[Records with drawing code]
- - -
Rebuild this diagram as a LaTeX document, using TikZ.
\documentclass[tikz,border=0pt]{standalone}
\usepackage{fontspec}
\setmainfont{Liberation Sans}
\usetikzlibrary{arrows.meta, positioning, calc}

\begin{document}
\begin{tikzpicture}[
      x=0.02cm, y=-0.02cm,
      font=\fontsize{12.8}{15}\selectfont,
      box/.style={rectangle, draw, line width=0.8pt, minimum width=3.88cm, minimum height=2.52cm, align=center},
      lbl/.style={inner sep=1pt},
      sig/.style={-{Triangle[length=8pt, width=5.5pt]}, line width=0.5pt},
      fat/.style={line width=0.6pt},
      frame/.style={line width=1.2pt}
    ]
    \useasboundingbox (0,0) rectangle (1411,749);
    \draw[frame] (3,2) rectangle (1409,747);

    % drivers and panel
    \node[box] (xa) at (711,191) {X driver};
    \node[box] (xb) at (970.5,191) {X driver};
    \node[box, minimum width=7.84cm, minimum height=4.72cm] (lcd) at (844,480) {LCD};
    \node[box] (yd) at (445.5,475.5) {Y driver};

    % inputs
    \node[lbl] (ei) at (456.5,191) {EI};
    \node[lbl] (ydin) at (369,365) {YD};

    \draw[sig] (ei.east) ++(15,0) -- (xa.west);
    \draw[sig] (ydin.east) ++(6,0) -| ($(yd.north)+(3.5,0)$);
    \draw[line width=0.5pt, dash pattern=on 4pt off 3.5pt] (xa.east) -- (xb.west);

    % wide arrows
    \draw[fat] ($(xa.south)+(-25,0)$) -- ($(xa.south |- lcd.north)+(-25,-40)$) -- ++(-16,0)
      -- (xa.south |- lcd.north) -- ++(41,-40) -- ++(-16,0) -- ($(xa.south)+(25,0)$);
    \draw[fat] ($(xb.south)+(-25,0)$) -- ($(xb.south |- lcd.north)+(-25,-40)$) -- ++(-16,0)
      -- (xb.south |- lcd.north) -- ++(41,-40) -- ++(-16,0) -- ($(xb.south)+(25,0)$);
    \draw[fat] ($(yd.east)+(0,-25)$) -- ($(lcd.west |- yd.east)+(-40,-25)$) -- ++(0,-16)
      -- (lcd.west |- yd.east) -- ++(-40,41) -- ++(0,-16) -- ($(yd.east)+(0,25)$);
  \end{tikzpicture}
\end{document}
- - -
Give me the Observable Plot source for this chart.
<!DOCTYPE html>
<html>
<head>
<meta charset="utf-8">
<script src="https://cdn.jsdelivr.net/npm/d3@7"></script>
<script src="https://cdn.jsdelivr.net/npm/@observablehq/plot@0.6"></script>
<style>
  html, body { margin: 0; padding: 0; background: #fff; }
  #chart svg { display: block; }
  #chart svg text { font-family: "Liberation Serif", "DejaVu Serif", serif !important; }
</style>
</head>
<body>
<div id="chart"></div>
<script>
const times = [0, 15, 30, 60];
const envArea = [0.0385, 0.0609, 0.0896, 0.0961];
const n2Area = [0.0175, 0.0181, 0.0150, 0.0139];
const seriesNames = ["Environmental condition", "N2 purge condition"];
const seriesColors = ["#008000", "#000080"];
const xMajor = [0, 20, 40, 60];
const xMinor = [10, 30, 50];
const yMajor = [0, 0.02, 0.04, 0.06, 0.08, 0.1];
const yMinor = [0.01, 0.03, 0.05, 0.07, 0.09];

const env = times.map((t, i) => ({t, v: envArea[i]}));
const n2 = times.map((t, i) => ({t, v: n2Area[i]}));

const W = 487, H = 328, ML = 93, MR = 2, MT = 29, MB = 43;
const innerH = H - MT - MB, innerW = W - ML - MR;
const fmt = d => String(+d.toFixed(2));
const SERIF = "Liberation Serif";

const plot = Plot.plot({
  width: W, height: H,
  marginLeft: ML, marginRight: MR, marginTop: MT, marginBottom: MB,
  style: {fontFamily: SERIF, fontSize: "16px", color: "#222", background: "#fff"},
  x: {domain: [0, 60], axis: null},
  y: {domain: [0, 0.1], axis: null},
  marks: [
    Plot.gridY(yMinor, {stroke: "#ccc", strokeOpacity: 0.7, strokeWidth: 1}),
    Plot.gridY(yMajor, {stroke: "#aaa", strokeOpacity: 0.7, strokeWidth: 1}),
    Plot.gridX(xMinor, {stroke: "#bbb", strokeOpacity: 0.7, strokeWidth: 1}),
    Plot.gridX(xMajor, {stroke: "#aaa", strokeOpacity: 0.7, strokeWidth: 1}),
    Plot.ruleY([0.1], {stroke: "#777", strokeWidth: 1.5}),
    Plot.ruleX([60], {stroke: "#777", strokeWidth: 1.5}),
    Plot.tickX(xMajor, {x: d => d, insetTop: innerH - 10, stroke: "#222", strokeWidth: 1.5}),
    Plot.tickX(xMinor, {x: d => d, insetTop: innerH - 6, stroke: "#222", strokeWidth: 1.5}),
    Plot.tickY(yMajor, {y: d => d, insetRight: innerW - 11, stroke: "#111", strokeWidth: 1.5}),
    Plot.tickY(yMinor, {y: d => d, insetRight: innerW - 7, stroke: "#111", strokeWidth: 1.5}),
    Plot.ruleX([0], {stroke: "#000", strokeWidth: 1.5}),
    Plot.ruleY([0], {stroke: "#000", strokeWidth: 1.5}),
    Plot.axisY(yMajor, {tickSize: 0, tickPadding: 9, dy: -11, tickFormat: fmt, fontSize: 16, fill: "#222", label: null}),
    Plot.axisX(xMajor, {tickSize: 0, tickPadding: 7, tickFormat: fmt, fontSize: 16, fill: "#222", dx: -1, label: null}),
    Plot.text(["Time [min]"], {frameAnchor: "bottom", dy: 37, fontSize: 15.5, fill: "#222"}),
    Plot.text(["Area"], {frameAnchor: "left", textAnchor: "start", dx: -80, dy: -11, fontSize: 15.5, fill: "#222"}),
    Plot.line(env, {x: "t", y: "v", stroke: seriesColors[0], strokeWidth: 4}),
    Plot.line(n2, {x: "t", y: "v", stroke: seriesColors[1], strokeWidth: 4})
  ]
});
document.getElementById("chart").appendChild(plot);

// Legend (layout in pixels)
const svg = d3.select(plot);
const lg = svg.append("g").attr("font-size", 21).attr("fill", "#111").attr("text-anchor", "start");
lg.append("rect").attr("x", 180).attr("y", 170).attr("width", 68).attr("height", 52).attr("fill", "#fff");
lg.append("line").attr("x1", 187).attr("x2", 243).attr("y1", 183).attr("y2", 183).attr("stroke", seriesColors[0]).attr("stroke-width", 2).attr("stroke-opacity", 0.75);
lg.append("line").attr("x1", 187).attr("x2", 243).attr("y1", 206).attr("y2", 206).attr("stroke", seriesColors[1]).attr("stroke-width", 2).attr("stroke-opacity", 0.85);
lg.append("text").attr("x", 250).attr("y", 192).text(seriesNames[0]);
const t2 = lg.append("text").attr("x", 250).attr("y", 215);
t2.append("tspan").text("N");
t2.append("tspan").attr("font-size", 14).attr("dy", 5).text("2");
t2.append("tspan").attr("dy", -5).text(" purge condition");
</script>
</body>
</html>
- - -
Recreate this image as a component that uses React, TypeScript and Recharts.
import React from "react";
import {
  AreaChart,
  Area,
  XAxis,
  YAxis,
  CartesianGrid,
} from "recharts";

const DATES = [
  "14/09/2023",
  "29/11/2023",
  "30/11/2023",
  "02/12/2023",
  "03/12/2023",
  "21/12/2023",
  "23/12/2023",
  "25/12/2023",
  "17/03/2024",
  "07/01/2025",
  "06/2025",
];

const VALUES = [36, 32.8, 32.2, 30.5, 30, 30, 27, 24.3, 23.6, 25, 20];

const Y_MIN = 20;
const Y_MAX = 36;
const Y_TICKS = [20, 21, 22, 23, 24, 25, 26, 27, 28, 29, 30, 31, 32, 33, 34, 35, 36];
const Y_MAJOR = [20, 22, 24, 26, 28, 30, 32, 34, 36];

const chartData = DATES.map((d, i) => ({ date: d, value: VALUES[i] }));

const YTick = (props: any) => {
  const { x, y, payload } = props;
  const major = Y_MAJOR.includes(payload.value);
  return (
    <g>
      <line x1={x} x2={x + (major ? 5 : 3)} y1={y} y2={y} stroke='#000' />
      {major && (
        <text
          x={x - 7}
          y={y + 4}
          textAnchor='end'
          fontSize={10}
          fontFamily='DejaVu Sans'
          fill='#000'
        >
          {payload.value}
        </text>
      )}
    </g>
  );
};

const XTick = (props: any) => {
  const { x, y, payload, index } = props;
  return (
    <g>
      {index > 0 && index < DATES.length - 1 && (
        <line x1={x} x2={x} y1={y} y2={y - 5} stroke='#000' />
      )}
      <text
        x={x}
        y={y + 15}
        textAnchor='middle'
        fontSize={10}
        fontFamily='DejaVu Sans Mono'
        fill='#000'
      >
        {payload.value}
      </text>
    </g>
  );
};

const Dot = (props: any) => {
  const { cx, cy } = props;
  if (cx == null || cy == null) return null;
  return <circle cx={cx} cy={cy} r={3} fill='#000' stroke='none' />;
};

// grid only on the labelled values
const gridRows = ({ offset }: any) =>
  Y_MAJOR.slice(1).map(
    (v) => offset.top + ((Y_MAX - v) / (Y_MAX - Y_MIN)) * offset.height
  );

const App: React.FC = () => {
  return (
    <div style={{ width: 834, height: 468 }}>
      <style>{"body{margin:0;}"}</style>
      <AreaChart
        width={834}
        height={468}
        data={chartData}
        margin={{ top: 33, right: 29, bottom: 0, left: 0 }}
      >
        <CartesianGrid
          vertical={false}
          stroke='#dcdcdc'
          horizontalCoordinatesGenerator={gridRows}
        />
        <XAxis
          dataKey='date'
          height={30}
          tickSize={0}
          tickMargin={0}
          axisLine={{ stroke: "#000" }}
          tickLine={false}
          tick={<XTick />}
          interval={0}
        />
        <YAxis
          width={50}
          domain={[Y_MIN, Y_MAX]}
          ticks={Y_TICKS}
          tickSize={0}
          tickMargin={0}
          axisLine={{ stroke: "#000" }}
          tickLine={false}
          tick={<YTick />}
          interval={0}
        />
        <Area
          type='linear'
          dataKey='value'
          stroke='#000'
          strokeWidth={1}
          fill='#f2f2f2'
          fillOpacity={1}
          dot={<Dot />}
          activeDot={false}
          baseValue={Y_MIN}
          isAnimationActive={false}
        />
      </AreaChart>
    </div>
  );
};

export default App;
- - -
Please print exactly, and only, the lines from the line with "Recreate this image" to the line with "const chartData = DATES.map((d, i)", both included.

Recreate this image as a component that uses React, TypeScript and Recharts.
import React from "react";
import {
  AreaChart,
  Area,
  XAxis,
  YAxis,
  CartesianGrid,
} from "recharts";

const DATES = [
  "14/09/2023",
  "29/11/2023",
  "30/11/2023",
  "02/12/2023",
  "03/12/2023",
  "21/12/2023",
  "23/12/2023",
  "25/12/2023",
  "17/03/2024",
  "07/01/2025",
  "06/2025",
];

const VALUES = [36, 32.8, 32.2, 30.5, 30, 30, 27, 24.3, 23.6, 25, 20];

const Y_MIN = 20;
const Y_MAX = 36;
const Y_TICKS = [20, 21, 22, 23, 24, 25, 26, 27, 28, 29, 30, 31, 32, 33, 34, 35, 36];
const Y_MAJOR = [20, 22, 24, 26, 28, 30, 32, 34, 36];

const chartData = DATES.map((d, i) => ({ date: d, value: VALUES[i] }));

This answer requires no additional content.